Latest data from NASA:


At +1.35C, this is the biggest monthly temperature anomaly (measured from the base period of 1951-1980) ever measured, and it is a near certainty now that 2016 will be warmer overall than 2015, making for a third-time consecutive record breaking year.

There are several reasons for this:

(1) The El Nino effect. This year’s is a pretty strong one as far as they go, but not quite as strong as the one in 1997-1998, which produced the last major local peak and formed the lynchpin of GW denier arguments throughout the 2000s. Nonetheless, average global temperatures in February 2016 were almost half a degree higher than the +0.88C anomaly seen in February 1998. The most comparably strong El Nino before that was the 1982-1983 one, but the February 1983 anomaly was fairly unremarkle at +0.40C. That’s a difference of almost a degree between then and now.

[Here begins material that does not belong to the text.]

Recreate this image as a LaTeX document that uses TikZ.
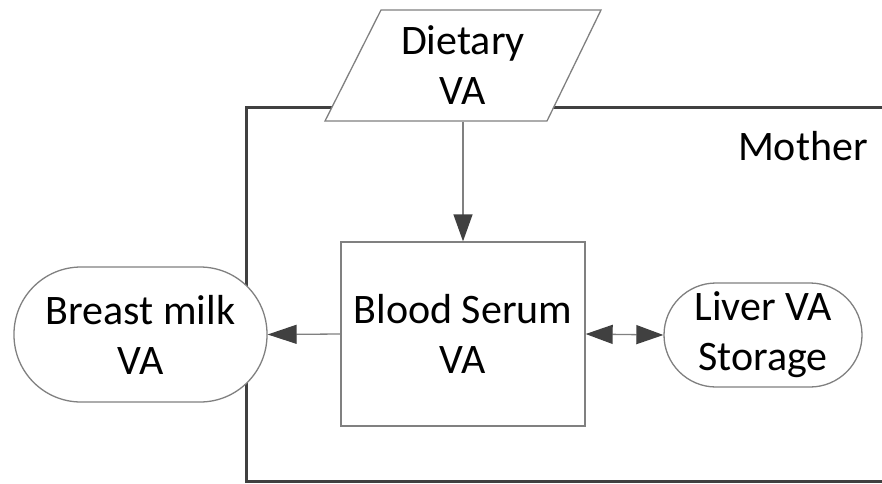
\documentclass[tikz,border=0pt]{standalone}
\usepackage{fontspec}
\setmainfont{Carlito}
\usetikzlibrary{arrows.meta}
\definecolor{thinline}{HTML}{808080}
\definecolor{darkline}{HTML}{404040}
\tikzset{
  blk/.style={draw=thinline, line width=1.3pt, fill=white, align=center, inner sep=0pt,
    font=\fontsize{42}{50}\selectfont, text=black},
  conn/.style={draw=thinline, line width=1.3pt},
  dtip/.tip={Triangle[length=27pt,width=19pt,color=darkline]},
  ltip/.tip={Triangle[length=29pt,width=19pt,color=darkline]},
}
\begin{document}
\begin{tikzpicture}[x=1pt,y=-1pt]
\useasboundingbox (0,0) rectangle (882,483);
% Mother frame
\draw[darkline, line width=3pt] (884,107) -- (246,107) -- (246,481) -- (884,481);
\node[anchor=base east, font=\fontsize{42}{50}\selectfont, inner sep=0pt] (mother) at (868,160) {Mother};
% Dietary parallelogram
\filldraw[draw=thinline, fill=white, line width=1.3pt] (381,10) -- (601,10) -- (547,121) -- (325,121) -- cycle;
\node[blk, draw=none, fill=none, minimum width=220pt, minimum height=111pt] (diet) at (463,65.5) {Dietary\\VA};
% Blood serum
\node[blk, minimum width=244pt, minimum height=184pt] (blood) at (463,334) {Blood Serum\\VA};
% Breast milk
\node[blk, minimum width=253pt, minimum height=135pt, rounded corners=67pt] (milk) at (140.5,334.5) {Breast milk\\VA};
% Liver
\node[blk, minimum width=198pt, minimum height=104pt, rounded corners=52pt] (liver) at (763,335) {Liver VA\\Storage};
% Connectors
\draw[conn, -dtip] (diet.south) -- (blood.north);
\draw[conn, -ltip] (blood.west) -- (milk.east);
\draw[conn, dtip-dtip] (blood.east) -- (liver.west);
\end{tikzpicture}
\end{document}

solar-irradiance(2) Solar irradiance is actually pretty weak relative to its average in the 1950-2000 period so that can’t be part of the explanation.

(3) I wonder to what extent if any the major recent uptick in methane emissions from melting permafrost, which has expressed itself in the form of some spectacular new craters in Northern Siberia last year, has contributed to this.

All in all, this is very bad news for the international community’s target of limiting global warming to the IPCC’s two degrees injunction.

There have been some encouraging counter developments – for instance, global carbon emissions actually fell in 2015 – but celebrations are premature since there have been plenty of prior periods when global CO2 emissions fell not just for one year but several years in a row: 1973-1975 (first oil shock), 1980-83 (second oil shock), 1989-1994 (collapse of the highly energy-inefficient Communist economies), and 2008-2009 (the Great Recession).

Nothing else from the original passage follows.